If you’re wondering why countries would do that next year when they didn’t this year, you’re not alone. Given the already deep urgency of climate change, it’s hard to imagine what more could move the needle. Jennifer Morgan, the head of Greenpeace International, says that the pressure on governments from activists and youth will only grow. “After this meeting, 1.5 is still barely alive,” says Morgan. “What would give me confidence is the people-power that exists around the world—and that is just growing…. it’s a chance to hold governments accountable to the promises that they have made on the world stage.”
It’s also true that as the COVID-19 pandemic eases, governments will have additional space—fiscal and otherwise—to delve more deeply into the nuts and bolts of climate policy. Over the last couple of weeks at Glasgow, on the sidelines of the formal negotiations, some encouraging signs emerged of nascent programs that might convince some countries to go further. For example, negotiators from the U.S., U.K., Germany, France and the European Union announced they are working on an $8.5 billion deal with South Africa to help it transition away from coal—that partnership that could serve as a model for other countries.
But for rich countries to win over their less-wealthy counterparts with those types of programs would likely require a broader effort to engender trust. In the final days of the talks in Glasgow, negotiations in large part centered around a push for rich countries to provide adequate funding for poor countries to adapt to the effects of climate change, and to help pay for the inevitable damages and financial losses of increasing droughts, floods, and other climate-related events. As representatives of poorer, more vulnerable countries have made clear, historical emissions of richer countries have largely fueled their accrual of wealth, while putting other parts of the world at risk to the effects of those emissions. The final deal includes a call to double finance for adaptation as well as a promise to work further on the issue of loss and damage.
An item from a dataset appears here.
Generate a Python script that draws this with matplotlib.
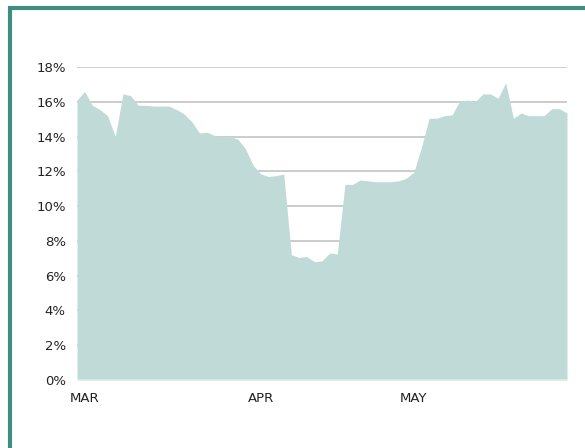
import matplotlib
matplotlib.use("Agg")
import matplotlib.pyplot as plt
from matplotlib.lines import Line2D
import numpy as np

# daily share values (%)
values = [16.1, 16.6, 15.8, 15.55, 15.2, 14.0, 16.45, 16.35, 15.8, 15.8,
          15.75, 15.75, 15.75, 15.55, 15.3, 14.85, 14.2, 14.25, 14.05, 14.0,
          14.0, 13.85, 13.3, 12.35, 11.85, 11.7, 11.75, 11.85, 7.2, 7.05,
          7.1, 6.8, 6.85, 7.3, 7.25, 11.25, 11.25, 11.5, 11.45, 11.4,
          11.4, 11.4, 11.45, 11.6, 11.95, 13.4, 15.05, 15.05, 15.2, 15.25,
          16.05, 16.1, 16.0, 16.45, 16.45, 16.2, 17.1, 15.05, 15.35, 15.2,
          15.2, 15.2, 15.6, 15.6, 15.35]
month_labels = ["MAR", "APR", "MAY"]
month_pos = [1, 24, 44]
y_ticks = [0, 2, 4, 6, 8, 10, 12, 14, 16, 18]

x = np.arange(len(values))

fig = plt.figure(figsize=(5.85, 4.48), dpi=100)
ax = fig.add_axes([0.1316, 0.1518, 0.8376, 0.6987])

# grid lines drawn by hand so the area sits on top of them
for t in y_ticks[1:]:
    ax.axhline(t, color="#c8c8c8", linewidth=1.3, zorder=1)

ax.fill_between(x, values, 0, color="#c0dbd7", linewidth=0, zorder=2)
ax.axhline(0, color="#d4f0ec", linewidth=1.2, zorder=3)

ax.set_xlim(0, len(values) - 1)
ax.set_ylim(0, 18)
ax.set_yticks(y_ticks)
ax.set_yticklabels([f"{t}%" for t in y_ticks])
ax.set_xticks(month_pos)
ax.set_xticklabels(month_labels)
ax.tick_params(axis="both", length=0, labelsize=9.5, colors="#222222")
ax.tick_params(axis="y", pad=8)
ax.tick_params(axis="x", pad=9)
for s in ax.spines.values():
    s.set_visible(False)

# teal frame on top and left
frame = "#3f8d7f"
fig.add_artist(Line2D([8/585, 1.0], [1 - 8/448, 1 - 8/448], color=frame,
                      linewidth=3, transform=fig.transFigure, solid_capstyle="butt"))
fig.add_artist(Line2D([10/585, 10/585], [0, 1 - 6/448], color=frame,
                      linewidth=3, transform=fig.transFigure, solid_capstyle="butt"))

fig.savefig("out.png", dpi=100)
Many critics of international climate talks will likely say none of this really matters when it comes to getting the world to slash emissions. Real action happens in response to economic factors—at manufacturing plants, in offices and with consumers—or at the very least in response to laws or rules. It’s true of course that the negotiators who gathered in Glasgow have no direct power to intervene on the ground in other countries, but collectively setting the direction can’t hurt.